**Given request:**
Write out again exactly the lines from the one containing "Give me the matplotlib source for this chart." through the one containing "dos docentes nas", both included, and omit the pictures.

**Input rows:**
··········
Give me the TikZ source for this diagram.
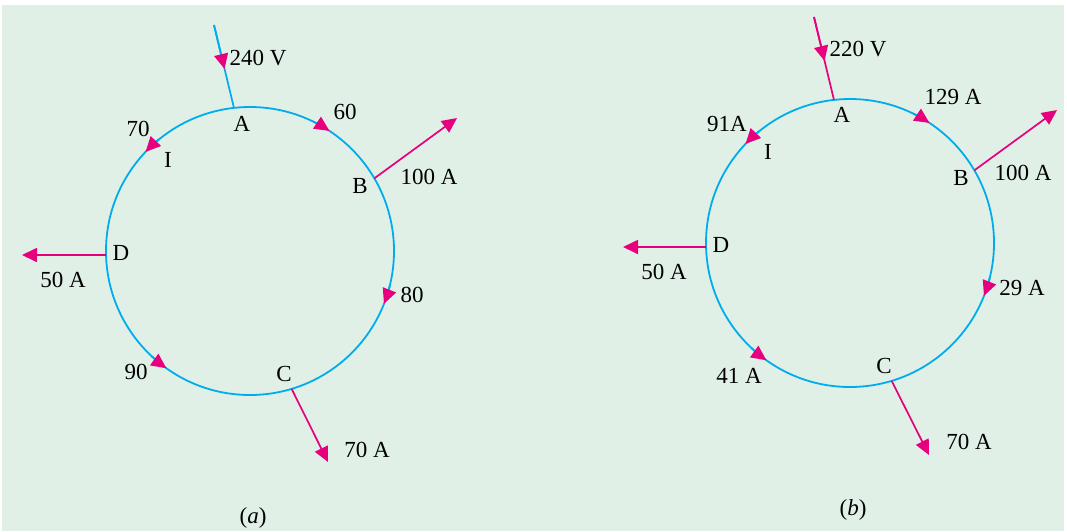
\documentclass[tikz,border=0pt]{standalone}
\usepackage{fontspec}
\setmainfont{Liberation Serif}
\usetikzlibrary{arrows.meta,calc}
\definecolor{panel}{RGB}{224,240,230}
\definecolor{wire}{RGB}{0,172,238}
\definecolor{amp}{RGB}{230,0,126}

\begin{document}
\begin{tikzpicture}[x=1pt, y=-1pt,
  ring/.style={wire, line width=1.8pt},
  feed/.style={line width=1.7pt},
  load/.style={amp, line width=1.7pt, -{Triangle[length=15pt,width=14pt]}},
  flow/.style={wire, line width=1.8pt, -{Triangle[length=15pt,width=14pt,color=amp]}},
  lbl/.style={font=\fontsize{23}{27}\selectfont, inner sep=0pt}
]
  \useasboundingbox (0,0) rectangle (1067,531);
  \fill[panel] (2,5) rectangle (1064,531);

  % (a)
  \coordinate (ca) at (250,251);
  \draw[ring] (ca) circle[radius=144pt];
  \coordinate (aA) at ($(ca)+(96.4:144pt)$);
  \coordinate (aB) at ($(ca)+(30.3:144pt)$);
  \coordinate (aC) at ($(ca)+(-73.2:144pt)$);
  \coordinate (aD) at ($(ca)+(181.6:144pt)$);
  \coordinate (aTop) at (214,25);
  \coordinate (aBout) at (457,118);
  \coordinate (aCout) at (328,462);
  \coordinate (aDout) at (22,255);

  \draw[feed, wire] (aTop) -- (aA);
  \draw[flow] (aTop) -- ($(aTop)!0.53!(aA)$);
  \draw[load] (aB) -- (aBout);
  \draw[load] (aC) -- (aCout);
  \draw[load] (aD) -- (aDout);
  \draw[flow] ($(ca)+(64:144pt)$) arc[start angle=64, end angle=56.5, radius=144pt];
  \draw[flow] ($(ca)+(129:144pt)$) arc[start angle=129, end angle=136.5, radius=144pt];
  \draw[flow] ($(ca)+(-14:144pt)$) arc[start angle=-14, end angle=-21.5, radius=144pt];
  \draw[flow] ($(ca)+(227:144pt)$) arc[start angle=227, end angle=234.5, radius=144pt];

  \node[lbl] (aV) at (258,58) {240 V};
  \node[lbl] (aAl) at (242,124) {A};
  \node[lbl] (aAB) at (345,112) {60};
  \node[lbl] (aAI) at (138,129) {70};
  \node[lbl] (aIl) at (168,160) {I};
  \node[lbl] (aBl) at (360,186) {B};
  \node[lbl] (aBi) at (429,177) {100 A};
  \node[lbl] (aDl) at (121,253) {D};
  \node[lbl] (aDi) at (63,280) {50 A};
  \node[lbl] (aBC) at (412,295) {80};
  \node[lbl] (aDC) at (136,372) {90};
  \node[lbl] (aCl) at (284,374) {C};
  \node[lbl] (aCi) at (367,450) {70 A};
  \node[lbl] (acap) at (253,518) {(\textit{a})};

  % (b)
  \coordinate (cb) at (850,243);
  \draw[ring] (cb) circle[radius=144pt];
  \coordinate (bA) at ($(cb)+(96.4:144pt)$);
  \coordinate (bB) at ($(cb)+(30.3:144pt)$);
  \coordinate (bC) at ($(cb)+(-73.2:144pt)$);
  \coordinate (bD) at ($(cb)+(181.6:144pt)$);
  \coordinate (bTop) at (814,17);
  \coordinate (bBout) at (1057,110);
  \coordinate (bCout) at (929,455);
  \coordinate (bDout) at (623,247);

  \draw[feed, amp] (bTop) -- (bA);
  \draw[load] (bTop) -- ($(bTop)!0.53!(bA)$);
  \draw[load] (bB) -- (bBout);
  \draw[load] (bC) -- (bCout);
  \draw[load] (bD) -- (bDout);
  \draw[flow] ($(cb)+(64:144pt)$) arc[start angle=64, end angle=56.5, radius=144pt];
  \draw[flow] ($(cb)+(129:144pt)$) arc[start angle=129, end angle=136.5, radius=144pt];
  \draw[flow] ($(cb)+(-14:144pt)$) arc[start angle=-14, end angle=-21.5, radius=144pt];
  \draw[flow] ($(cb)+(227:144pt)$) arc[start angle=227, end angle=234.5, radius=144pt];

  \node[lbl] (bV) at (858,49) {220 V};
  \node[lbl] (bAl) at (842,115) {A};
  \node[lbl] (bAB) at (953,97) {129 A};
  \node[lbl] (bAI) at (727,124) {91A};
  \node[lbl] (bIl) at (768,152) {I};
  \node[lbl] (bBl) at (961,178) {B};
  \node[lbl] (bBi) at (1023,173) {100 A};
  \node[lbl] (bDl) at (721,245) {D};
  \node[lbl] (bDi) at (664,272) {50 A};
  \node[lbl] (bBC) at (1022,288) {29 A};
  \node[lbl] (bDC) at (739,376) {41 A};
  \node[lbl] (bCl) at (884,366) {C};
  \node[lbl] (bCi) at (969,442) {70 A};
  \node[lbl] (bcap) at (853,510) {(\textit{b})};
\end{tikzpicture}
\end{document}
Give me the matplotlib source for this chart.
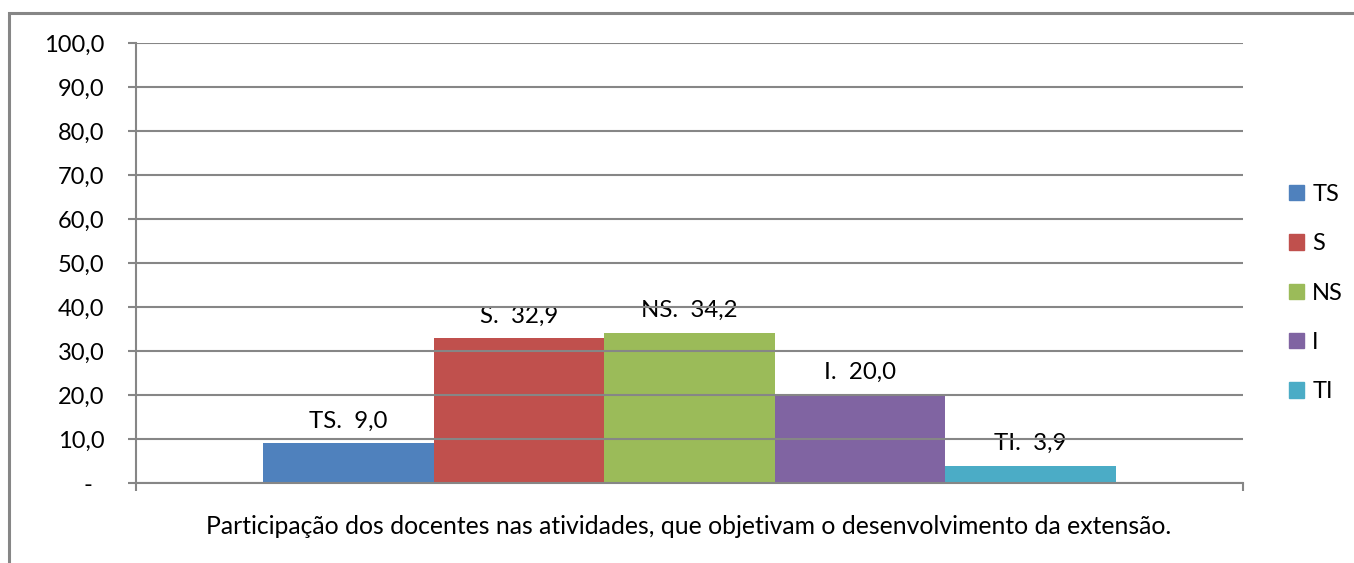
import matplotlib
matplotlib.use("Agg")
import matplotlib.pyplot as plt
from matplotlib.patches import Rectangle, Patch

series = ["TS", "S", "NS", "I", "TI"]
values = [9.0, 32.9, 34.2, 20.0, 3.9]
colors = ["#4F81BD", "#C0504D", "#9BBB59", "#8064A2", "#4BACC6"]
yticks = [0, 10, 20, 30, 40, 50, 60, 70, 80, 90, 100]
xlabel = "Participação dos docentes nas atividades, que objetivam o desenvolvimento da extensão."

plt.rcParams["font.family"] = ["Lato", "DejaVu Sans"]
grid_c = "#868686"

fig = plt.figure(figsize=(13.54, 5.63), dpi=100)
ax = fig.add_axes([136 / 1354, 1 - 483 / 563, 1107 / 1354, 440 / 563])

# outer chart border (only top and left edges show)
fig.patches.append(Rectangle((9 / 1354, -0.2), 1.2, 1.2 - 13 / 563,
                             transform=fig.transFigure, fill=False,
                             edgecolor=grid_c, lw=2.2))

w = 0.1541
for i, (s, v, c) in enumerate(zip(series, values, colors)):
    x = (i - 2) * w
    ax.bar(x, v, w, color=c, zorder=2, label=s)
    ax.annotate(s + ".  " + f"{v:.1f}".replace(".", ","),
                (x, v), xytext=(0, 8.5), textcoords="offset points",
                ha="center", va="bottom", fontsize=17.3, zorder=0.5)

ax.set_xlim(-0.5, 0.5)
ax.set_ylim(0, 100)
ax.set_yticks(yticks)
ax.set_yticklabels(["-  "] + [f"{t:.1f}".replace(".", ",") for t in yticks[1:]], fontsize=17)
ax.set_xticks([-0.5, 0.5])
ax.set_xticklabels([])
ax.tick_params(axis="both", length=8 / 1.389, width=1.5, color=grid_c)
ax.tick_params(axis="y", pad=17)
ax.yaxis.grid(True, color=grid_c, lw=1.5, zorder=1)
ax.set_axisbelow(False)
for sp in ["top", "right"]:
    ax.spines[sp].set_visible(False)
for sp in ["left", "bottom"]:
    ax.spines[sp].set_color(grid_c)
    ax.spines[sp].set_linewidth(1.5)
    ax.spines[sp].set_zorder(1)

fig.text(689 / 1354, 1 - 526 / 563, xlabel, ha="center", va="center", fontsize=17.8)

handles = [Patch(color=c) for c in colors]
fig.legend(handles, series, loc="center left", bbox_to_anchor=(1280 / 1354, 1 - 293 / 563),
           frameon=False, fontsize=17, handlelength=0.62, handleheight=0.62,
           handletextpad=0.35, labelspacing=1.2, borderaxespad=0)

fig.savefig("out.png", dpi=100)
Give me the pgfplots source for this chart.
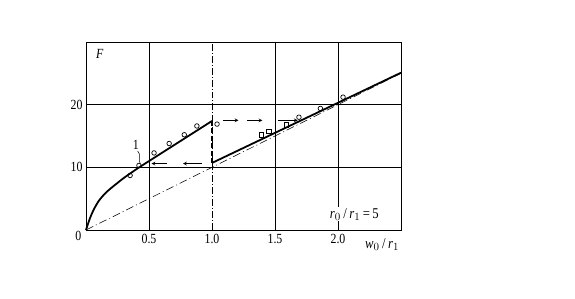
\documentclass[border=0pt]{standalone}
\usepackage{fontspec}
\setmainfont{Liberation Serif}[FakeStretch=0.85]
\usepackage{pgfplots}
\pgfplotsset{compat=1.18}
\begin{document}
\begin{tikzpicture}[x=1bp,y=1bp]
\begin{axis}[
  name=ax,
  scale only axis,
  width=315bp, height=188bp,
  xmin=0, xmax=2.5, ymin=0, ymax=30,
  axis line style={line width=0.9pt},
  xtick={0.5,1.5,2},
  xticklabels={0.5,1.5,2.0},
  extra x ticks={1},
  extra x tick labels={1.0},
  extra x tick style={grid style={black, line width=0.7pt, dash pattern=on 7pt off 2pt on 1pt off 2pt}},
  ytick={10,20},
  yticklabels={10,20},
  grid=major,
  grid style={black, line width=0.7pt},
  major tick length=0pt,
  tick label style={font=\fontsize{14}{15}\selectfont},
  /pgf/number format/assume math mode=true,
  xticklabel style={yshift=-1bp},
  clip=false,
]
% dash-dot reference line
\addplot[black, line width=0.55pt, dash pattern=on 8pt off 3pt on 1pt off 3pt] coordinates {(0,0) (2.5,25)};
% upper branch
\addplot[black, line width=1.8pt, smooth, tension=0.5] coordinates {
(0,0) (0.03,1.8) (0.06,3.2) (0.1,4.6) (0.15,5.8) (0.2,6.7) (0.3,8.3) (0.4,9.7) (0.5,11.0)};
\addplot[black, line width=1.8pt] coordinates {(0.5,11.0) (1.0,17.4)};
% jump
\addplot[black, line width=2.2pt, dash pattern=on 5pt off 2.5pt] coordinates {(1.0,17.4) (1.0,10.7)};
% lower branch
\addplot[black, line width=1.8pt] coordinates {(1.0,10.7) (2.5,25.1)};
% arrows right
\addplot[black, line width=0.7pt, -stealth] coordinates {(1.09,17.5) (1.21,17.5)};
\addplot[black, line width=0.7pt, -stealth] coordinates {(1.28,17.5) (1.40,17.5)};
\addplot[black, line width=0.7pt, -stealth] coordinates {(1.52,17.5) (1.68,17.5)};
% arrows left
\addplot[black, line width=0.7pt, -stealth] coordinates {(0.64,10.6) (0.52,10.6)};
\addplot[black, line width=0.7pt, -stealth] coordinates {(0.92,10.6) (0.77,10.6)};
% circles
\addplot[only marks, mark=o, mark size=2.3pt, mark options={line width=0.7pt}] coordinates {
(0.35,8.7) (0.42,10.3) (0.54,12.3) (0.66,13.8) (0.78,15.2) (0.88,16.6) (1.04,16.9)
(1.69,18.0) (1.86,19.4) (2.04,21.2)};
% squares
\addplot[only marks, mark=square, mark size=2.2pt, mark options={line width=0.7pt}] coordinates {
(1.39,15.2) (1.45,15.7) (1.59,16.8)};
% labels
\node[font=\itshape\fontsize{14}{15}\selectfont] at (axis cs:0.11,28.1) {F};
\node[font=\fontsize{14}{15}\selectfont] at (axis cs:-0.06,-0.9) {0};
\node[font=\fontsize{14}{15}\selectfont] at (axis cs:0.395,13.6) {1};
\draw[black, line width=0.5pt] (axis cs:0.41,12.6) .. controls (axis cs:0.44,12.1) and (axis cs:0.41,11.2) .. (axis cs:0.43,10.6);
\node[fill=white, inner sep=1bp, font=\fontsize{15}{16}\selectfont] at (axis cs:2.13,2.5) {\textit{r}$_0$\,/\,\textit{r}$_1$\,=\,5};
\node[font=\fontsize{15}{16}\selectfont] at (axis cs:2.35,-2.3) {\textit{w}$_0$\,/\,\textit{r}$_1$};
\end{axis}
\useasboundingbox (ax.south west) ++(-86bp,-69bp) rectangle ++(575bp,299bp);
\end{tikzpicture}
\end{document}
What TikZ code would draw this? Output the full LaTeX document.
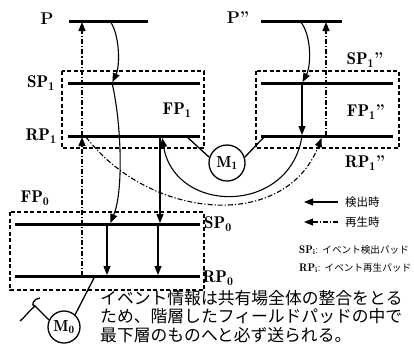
··········
**Full output:**
Give me the matplotlib source for this chart.
import matplotlib
matplotlib.use("Agg")
import matplotlib.pyplot as plt
from matplotlib.patches import Rectangle, Patch

series = ["TS", "S", "NS", "I", "TI"]
values = [9.0, 32.9, 34.2, 20.0, 3.9]
colors = ["#4F81BD", "#C0504D", "#9BBB59", "#8064A2", "#4BACC6"]
yticks = [0, 10, 20, 30, 40, 50, 60, 70, 80, 90, 100]
xlabel = "Participação dos docentes nas atividades, que objetivam o desenvolvimento da extensão."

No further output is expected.